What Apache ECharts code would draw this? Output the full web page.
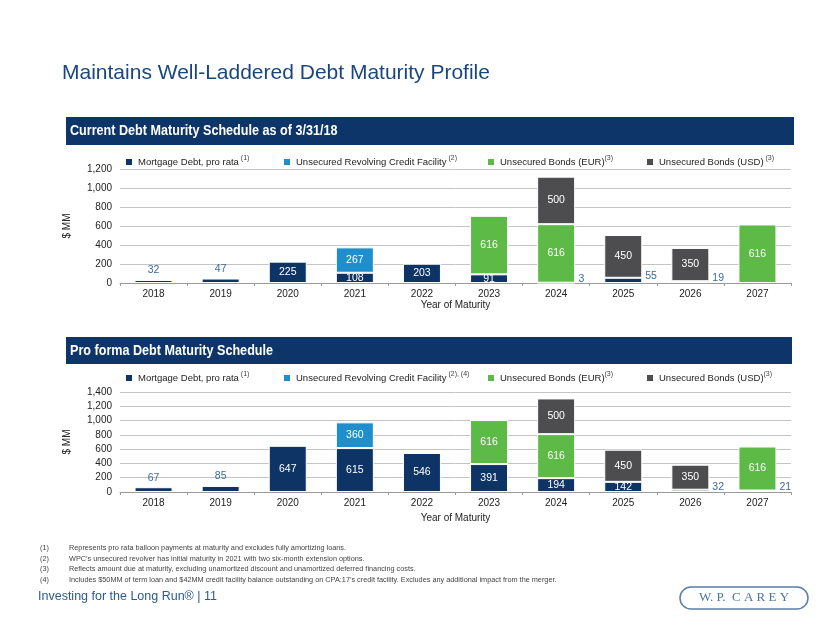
<!DOCTYPE html>
<html>
<head>
<meta charset="utf-8">
<script src="https://cdn.jsdelivr.net/npm/echarts@6/dist/echarts.min.js"></script>
<style>
html,body{margin:0;padding:0;background:#fff;}
#main{width:830px;height:623px;}
</style>
</head>
<body>
<div id="main"></div>
<script>
// ---- data ----
const years = ['2018','2019','2020','2021','2022','2023','2024','2025','2026','2027'];

// Current Debt Maturity Schedule as of 3/31/18
const curMortgage = [32, 47, 225, 108, 203, 91, 3, 55, 19, null];
const curRevolver = [null, null, null, 267, null, null, null, null, null, null];
const curEUR      = [null, null, null, null, null, 616, 616, null, null, 616];
const curUSD      = [null, null, null, null, null, null, 500, 450, 350, null];

// Pro forma Debt Maturity Schedule
const proMortgage = [67, 85, 647, 615, 546, 391, 194, 142, 32, 21];
const proRevolver = [null, null, null, 360, null, null, null, null, null, null];
const proEUR      = [null, null, null, null, null, 616, 616, null, null, 616];
const proUSD      = [null, null, null, null, null, null, 500, 450, 350, null];

const yTicks1 = [0, 200, 400, 600, 800, 1000, 1200];
const yTicks2 = [0, 200, 400, 600, 800, 1000, 1200, 1400];

const seriesNames = ['Mortgage Debt, pro rata', 'Unsecured Revolving Credit Facility', 'Unsecured Bonds (EUR)', 'Unsecured Bonds (USD)'];
const legendNotes1 = [' (1)', ' (2)', '(3)', ' (3)'];
const legendNotes2 = [' (1)', ' (2), (4)', '(3)', '(3)'];

const footnotes = [
  ['(1)', 'Represents pro rata balloon payments at maturity and excludes fully amortizing loans.'],
  ['(2)', 'WPC\u2019s unsecured revolver has initial maturity in 2021 with two six-month extension options.'],
  ['(3)', 'Reflects amount due at maturity, excluding unamortized discount and unamortized deferred financing costs.'],
  ['(4)', 'Includes $50MM of term loan and $42MM credit facility balance outstanding on CPA:17\u2019s credit facility. Excludes any additional impact from the merger.']
];

// ---- style ----
const FONT = 'Liberation Sans, Arial, sans-serif';
const COLORS = ['#0e3466', '#1e8fcc', '#5dba46', '#4d4d4f'];
const OUT_COLOR = '#3d6a9c';

function mortgageData(mort, others) {
  return mort.map((v, i) => {
    if (v == null) return null;
    const rest = others.reduce((s, a) => s + (a[i] || 0), 0);
    let label;
    if (rest === 0 && v < 100) {
      label = {position: 'top', distance: 4, color: OUT_COLOR};
    } else if (rest > 0 && v < 80) {
      label = {position: 'right', distance: 3, offset: [0, -4], color: OUT_COLOR};
    } else {
      label = {position: 'inside', color: '#fff'};
    }
    return {value: v, label: label};
  });
}

function buildSeries(idx, mort, rev, eur, usd) {
  const stack = 'st' + idx;
  const common = {
    type: 'bar', stack: stack, xAxisIndex: idx, yAxisIndex: idx, barWidth: 38,
    itemStyle: {borderColor: '#ffffff', borderWidth: 1},
    label: {show: true, position: 'inside', color: '#fff', fontSize: 10.5, fontFamily: FONT},
    emphasis: {disabled: true},
    animation: false
  };
  return [
    Object.assign({}, common, {name: seriesNames[0], data: mortgageData(mort, [rev, eur, usd]), itemStyle: Object.assign({}, common.itemStyle, {color: COLORS[0]})}),
    Object.assign({}, common, {name: seriesNames[1], data: rev, itemStyle: Object.assign({}, common.itemStyle, {color: COLORS[1]})}),
    Object.assign({}, common, {name: seriesNames[2], data: eur, itemStyle: Object.assign({}, common.itemStyle, {color: COLORS[2]})}),
    Object.assign({}, common, {name: seriesNames[3], data: usd, itemStyle: Object.assign({}, common.itemStyle, {color: COLORS[3]})})
  ];
}

const legendX = [124, 282, 486, 645];
function buildLegends(top, notes) {
  return seriesNames.map((n, i) => ({
    data: [n], left: legendX[i], top: top, padding: 0,
    itemWidth: 8, itemHeight: 8, icon: 'rect', selectedMode: false,
    formatter: name => '{t|' + name + '}{s|' + notes[i] + '}',
    textStyle: {
      fontFamily: FONT, color: '#222',
      rich: {
        t: {fontSize: 9.5, lineHeight: 15, color: '#222', fontFamily: FONT},
        s: {fontSize: 7, lineHeight: 9, verticalAlign: 'top', color: '#444', fontFamily: FONT}
      }
    }
  }));
}

function xAxisCfg(idx, gap) {
  return {
    type: 'category', gridIndex: idx, data: years,
    axisLine: {lineStyle: {color: '#9a9a9a'}},
    axisTick: {show: true, length: 3, lineStyle: {color: '#9a9a9a'}},
    axisLabel: {color: '#222', fontSize: 10, fontFamily: FONT, margin: 6},
    name: 'Year of Maturity', nameLocation: 'middle', nameGap: gap,
    nameTextStyle: {color: '#222', fontSize: 10, fontFamily: FONT}
  };
}
function yAxisCfg(idx, ticks) {
  return {
    type: 'value', gridIndex: idx, min: ticks[0], max: ticks[ticks.length - 1], interval: ticks[1] - ticks[0],
    axisLine: {show: false}, axisTick: {show: false},
    axisLabel: {color: '#222', fontSize: 10, fontFamily: FONT, margin: 8, formatter: v => v.toLocaleString('en-US')},
    splitLine: {lineStyle: {color: '#c4c4c4', width: 1}},
    name: '$ MM', nameLocation: 'middle', nameRotate: 90, nameGap: 48,
    nameTextStyle: {color: '#222', fontSize: 10, fontFamily: FONT}
  };
}

const graphics = [
  {type: 'text', x: 62, y: 73, style: {text: 'Maintains Well-Laddered Debt Maturity Profile', font: '21px ' + FONT, fill: '#1a4680', textVerticalAlign: 'middle', verticalAlign: 'middle'}},
  {type: 'rect', shape: {x: 66, y: 117, width: 728, height: 28}, style: {fill: '#0d3569'}},
  {type: 'text', x: 70, y: 131, scaleX: 0.84, style: {text: 'Current Debt Maturity Schedule as of 3/31/18', font: 'bold 15px ' + FONT, fill: '#fff', textVerticalAlign: 'middle', verticalAlign: 'middle'}},
  {type: 'rect', shape: {x: 66, y: 337, width: 726, height: 27}, style: {fill: '#0d3569'}},
  {type: 'text', x: 70, y: 350.5, scaleX: 0.84, style: {text: 'Pro forma Debt Maturity Schedule', font: 'bold 15px ' + FONT, fill: '#fff', textVerticalAlign: 'middle', verticalAlign: 'middle'}},
  {type: 'text', x: 38, y: 597, style: {text: 'Investing for the Long Run\u00ae | 11', font: '12.5px ' + FONT, fill: '#2b5b8f', textVerticalAlign: 'middle', verticalAlign: 'middle'}},
  {type: 'rect', shape: {x: 680, y: 587, width: 128, height: 22, r: 11}, style: {fill: 'none', stroke: '#5b7fa8', lineWidth: 1.5}},
  {type: 'text', x: 744, y: 598, style: {text: 'W. P.  C A R E Y', font: '13px Liberation Serif, serif', fill: '#4c74a0', textAlign: 'center', align: 'center', textVerticalAlign: 'middle', verticalAlign: 'middle'}}
];
footnotes.forEach((f, i) => {
  const y = 548 + i * 10.7;
  graphics.push({type: 'text', x: 40, y: y, style: {text: f[0], font: '7.3px ' + FONT, fill: '#444', textVerticalAlign: 'middle', verticalAlign: 'middle'}});
  graphics.push({type: 'text', x: 69, y: y, style: {text: f[1], font: '7.3px ' + FONT, fill: '#444', textVerticalAlign: 'middle', verticalAlign: 'middle'}});
});

const option = {
  backgroundColor: '#fff',
  animation: false,
  textStyle: {fontFamily: FONT},
  grid: [
    {left: 120, right: 39, top: 169, height: 114},
    {left: 120, right: 39, top: 392, height: 100}
  ],
  legend: buildLegends(154.5, legendNotes1).concat(buildLegends(370.5, legendNotes2)),
  xAxis: [xAxisCfg(0, 16), xAxisCfg(1, 21)],
  yAxis: [yAxisCfg(0, yTicks1), yAxisCfg(1, yTicks2)],
  series: buildSeries(0, curMortgage, curRevolver, curEUR, curUSD).concat(buildSeries(1, proMortgage, proRevolver, proEUR, proUSD)),
  graphic: graphics
};

const chart = echarts.init(document.getElementById('main'));
chart.setOption(option);
</script>
</body>
</html>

------------------------------------

> _GIVEN INSTRUCTION_
Your task is to reproduce exactly the lines from the start of the data above through the line containing "const legendNotes2 = ['", leaving every picture out.

> _RESULT BELOW_
What Apache ECharts code would draw this? Output the full web page.
<!DOCTYPE html>
<html>
<head>
<meta charset="utf-8">
<script src="https://cdn.jsdelivr.net/npm/echarts@6/dist/echarts.min.js"></script>
<style>
html,body{margin:0;padding:0;background:#fff;}
#main{width:830px;height:623px;}
</style>
</head>
<body>
<div id="main"></div>
<script>
// ---- data ----
const years = ['2018','2019','2020','2021','2022','2023','2024','2025','2026','2027'];

// Current Debt Maturity Schedule as of 3/31/18
const curMortgage = [32, 47, 225, 108, 203, 91, 3, 55, 19, null];
const curRevolver = [null, null, null, 267, null, null, null, null, null, null];
const curEUR      = [null, null, null, null, null, 616, 616, null, null, 616];
const curUSD      = [null, null, null, null, null, null, 500, 450, 350, null];

// Pro forma Debt Maturity Schedule
const proMortgage = [67, 85, 647, 615, 546, 391, 194, 142, 32, 21];
const proRevolver = [null, null, null, 360, null, null, null, null, null, null];
const proEUR      = [null, null, null, null, null, 616, 616, null, null, 616];
const proUSD      = [null, null, null, null, null, null, 500, 450, 350, null];

const yTicks1 = [0, 200, 400, 600, 800, 1000, 1200];
const yTicks2 = [0, 200, 400, 600, 800, 1000, 1200, 1400];

const seriesNames = ['Mortgage Debt, pro rata', 'Unsecured Revolving Credit Facility', 'Unsecured Bonds (EUR)', 'Unsecured Bonds (USD)'];
const legendNotes1 = [' (1)', ' (2)', '(3)', ' (3)'];
const legendNotes2 = [' (1)', ' (2), (4)', '(3)', '(3)'];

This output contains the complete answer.